In the op-ed, Carter did not directly mention former President Donald Trump, who has been accused of fomenting the Jan. 6, 2020 storming of the Capitol after blaming his election loss on unsubstantiated claims of voter fraud.

But Carter in the past has said that Trump was “a disaster.”

The former Georgia governor, in the Times’ op-ed, pointed out politicians in his home state, as well as Texas and Florida, who have “leveraged the distrust they have created to enact laws that empower partisan legislatures to intervene in election processes.”

“They seek to win by any means, and many Americans are being persuaded to think and act likewise, threatening to collapse the foundations of our security and democracy with breathtaking speed,” Carter wrote. “I now fear that what we have fought so hard to achieve globally — the right to free, fair elections, unhindered by strongman politicians who seek nothing more than to grow their own power — has become dangerously fragile at home.”

Carter served as president from 1976 until 1980. But he wrote that as early as 1962 “a ballot-stuffing county boss tried to steal my election to the Georgia State Senate.”

A judge invalidated the results and Carter won the general election. But it sparked him.

“Afterward, the protection and advancement of democracy became a priority for me,” Carter wrote.

After leaving office, Carter started the Atlanta-based Carter Center, which over the last 30 years has observed and monitored more than 100 elections in more than three dozen Third World countries.

In 2020, the Carter Center took the unprecedented step to get involved in U.S. elections. Stopping short of full-scale monitoring, it conducted small-scale targeted observations.

After the 2020 election, the Carter Center sent monitors to watch the Georgia recount.

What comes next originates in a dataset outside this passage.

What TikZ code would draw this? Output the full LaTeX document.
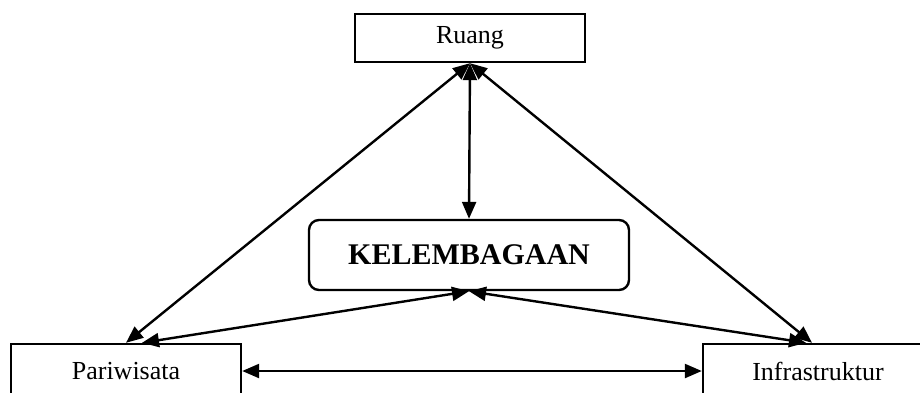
\documentclass[tikz,border=0pt]{standalone}
\usepackage{fontspec}
\setmainfont{Liberation Serif}
\usetikzlibrary{arrows.meta}
\begin{document}
\begin{tikzpicture}[x=1pt,y=-1pt,
  box/.style={draw,line width=2.4pt,rectangle,minimum width=230pt,inner sep=0pt,font=\fontsize{26}{30}\selectfont},
  conn/.style={line width=2.4pt,{Triangle[length=17pt,width=14pt]}-{Triangle[length=17pt,width=14pt]}}]
\path[use as bounding box,clip] (0,0) rectangle (920,392);
\fill[white] (0,0) rectangle (920,392);
\node[box,minimum height=48pt] (ruang) at (470,38) {Ruang};
\node[box,minimum height=54pt] (pari) at (126,371) {Pariwisata};
\node[box,minimum height=54pt] (infra) at (818,371) {Infrastruktur};
\node[draw,line width=2.4pt,rounded corners=10pt,minimum width=320pt,minimum height=70pt,inner sep=0pt,font=\fontsize{30}{34}\selectfont\bfseries] (kel) at (469,255) {KELEMBAGAAN};
\draw[conn] (ruang.south) -- (kel.north);
\draw[conn] (pari.north) -- (ruang.south);
\draw[conn] ([xshift=-6pt]infra.north) -- (ruang.south);
\draw[conn] ([xshift=16pt]pari.north) -- (kel.south);
\draw[conn] ([xshift=-12pt]infra.north) -- (kel.south);
\draw[conn] (pari.east) -- (infra.west);
\end{tikzpicture}
\end{document}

In his nearly 900-word op-ed, Carter outlined several steps “for American democracy to endure,” including:

Agreeing on fundamental constitutional principles and norms of fairness, civility and respect for the rule of law; pushing for reforms that ensure the security and accessibility of elections and ensure public confidence in the accuracy of results; resisting the polarization that is reshaping identities around politics; protecting election officials against violence by passing or strengthening laws to reverse the trends of character assassination, intimidation and the presence of armed militias at events; and addressing the spread of misinformation on social media.